Tourism Congress of the Philippines President Jojo Clemente on Thursday said businesses are ready to help the government clean up Boracay without closing down their establishments.

He warned some 36,000 people may lose their jobs if Boracay is declared off-limits.

"Mr. President, if possible, we would like to sit down with you just to present our side. We are respectfully requesting that you reconsider and the inter-agency may reconsider the plan of the improvement of Boracay," Clemente said in a media briefing.

Clemente said they are still waiting for government's specific plans on Boracay even after a dialogue with Tourism Secretary Wanda Teo earlier this week.

He said they're still clueless whether it would be a total shutdown or partial closure of the island.

"The actual timeline as we were informed was no later than March 26, the President will declare a state of calamity for Boracay and 30 days hence, they will implement the closure. What that closure means, we're not yet sure," he said.

The Environment, Tourism and Interior departments has recommended the total closure of Boracay after assessing the island's condition. Duterte has yet to issue orders, but he earlier said he will support whatever recommendation will be made by Interior Undersecretary and Officer-in-Charge Eduardo Año regarding the island. The President said Año told him it might take about six months to rehabilitate the island.

Speaking to CNN Philippines on Thursday, Interior Undersecretary Epimacio Densing said the inter-agency council formed to rehabilitate Boracay will recommend the closure of the island ‪on April 26.‬ 

The closure may last for as long as six months, he said.

However, he said it would only prohibit foreign and local tourists in the island — not shut down businesses with permits. Businesses can also continue to stay open for renovation or rehabilitation during the timeframe.

"We're looking at the people who will be losing their jobs or losing their earnings.
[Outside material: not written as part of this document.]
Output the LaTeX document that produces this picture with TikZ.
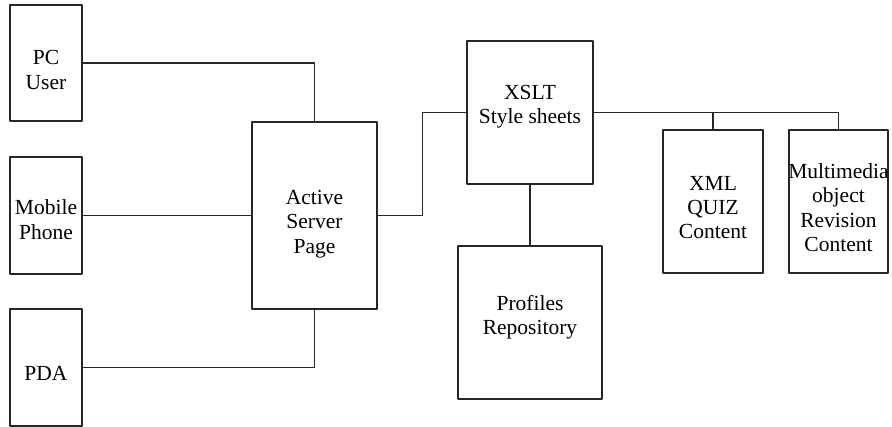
\documentclass[tikz,border=0pt]{standalone}
\usepackage{fontspec}
\setmainfont{Liberation Serif}
\usepackage{tikz}
\usetikzlibrary{positioning,calc}

\begin{document}
\begin{tikzpicture}[x=1pt,y=-1pt,line join=round,line cap=round]
% -------------------------------------------------
% Styles
% -------------------------------------------------
\tikzset{
  unit/.style={draw=black!85, line width=1.1pt, inner sep=0pt},
  txt/.style={inner sep=0pt, align=center, font=\fontsize{21.5}{24.3}\selectfont},
  link/.style={draw=black!85, line width=1.1pt},
}
\useasboundingbox (0,0) rectangle (892,427);
% -------------------------------------------------
% CLIENTS
% -------------------------------------------------
\node[unit,minimum width=72pt,minimum height=116pt,
      label={[txt,name=pc-t,yshift=-7pt]center:PC\\User}] (pc) at (46,63) {};
\node[unit,minimum width=72pt,minimum height=117pt,
      label={[txt,name=mob-t,yshift=-4pt]center:Mobile\\Phone}] (mob) at (46,215.5) {};
\node[unit,minimum width=72pt,minimum height=117pt,
      label={[txt,name=pda-t,yshift=-5.5pt]center:PDA}] (pda) at (46,367.5) {};
% -------------------------------------------------
% SERVER SIDE
% -------------------------------------------------
\node[unit,minimum width=125pt,minimum height=187pt,
      label={[txt,name=asp-t,yshift=-8.5pt]center:Active\\Server\\Page}] (asp) at (314.5,215.5) {};
\node[unit,minimum width=126pt,minimum height=143pt,
      label={[txt,name=xslt-t,yshift=5.5pt]center:XSLT\\Style sheets}] (xslt) at (530,112.5) {};
\node[unit,minimum width=144pt,minimum height=153pt,
      label={[txt,name=prof-t,yshift=5pt]center:Profiles\\Repository}] (prof) at (530,322.5) {};
% -------------------------------------------------
% CONTENT
% -------------------------------------------------
\node[unit,minimum width=100pt,minimum height=143pt,
      label={[txt,name=xml-t,yshift=-6pt]center:XML\\QUIZ\\Content}] (xml) at (713,201.5) {};
\node[unit,minimum width=99pt,minimum height=143pt,
      label={[txt,name=mm-t,yshift=-6pt]center:Multimedia\\object\\Revision\\Content}] (mm) at (838.5,201.5) {};

% connections
\draw[link] (pc.east) -| (asp.north);
\draw[link] (mob.east) -- (asp.west);
\draw[link] (pda.east) -| (asp.south);
\draw[link] (asp.east) -- ++(45,0) |- (xslt.west);
\draw[link] (xslt.south) -- (prof.north);
\foreach \c in {xml,mm}{
  \draw[link] (xslt.east) -| (\c.north);
}

\end{tikzpicture}
\end{document}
That's why we're coordinating with other agencies, specifically DOLE (Department of Labor and Employment), TESDA (Technical Education and Skills Development Authority), DSWD (Department of Social Welfare and Development), and the DTI (Department of Trade and Industry) to provide us the loan assistance and the assistance to be given to these people who will be losing earnings,” he said.

If the government proceeds with a total closure, Clemente hopes this will happen in 2019 as foreign and local tourists have already booked their trips until the end of the year.

For now, he said business establishments are willing to clean their areas and make sure others comply with environmental laws as well.

"On the side of tour operators, let us just finish our bookings one year forward and we can stop selling already by tomorrow," Clemente said.

Stakeholders also said they want to revive Boracay's natural features but they want to partner with government in doing this instead of just waiting for the shutdown to take its course.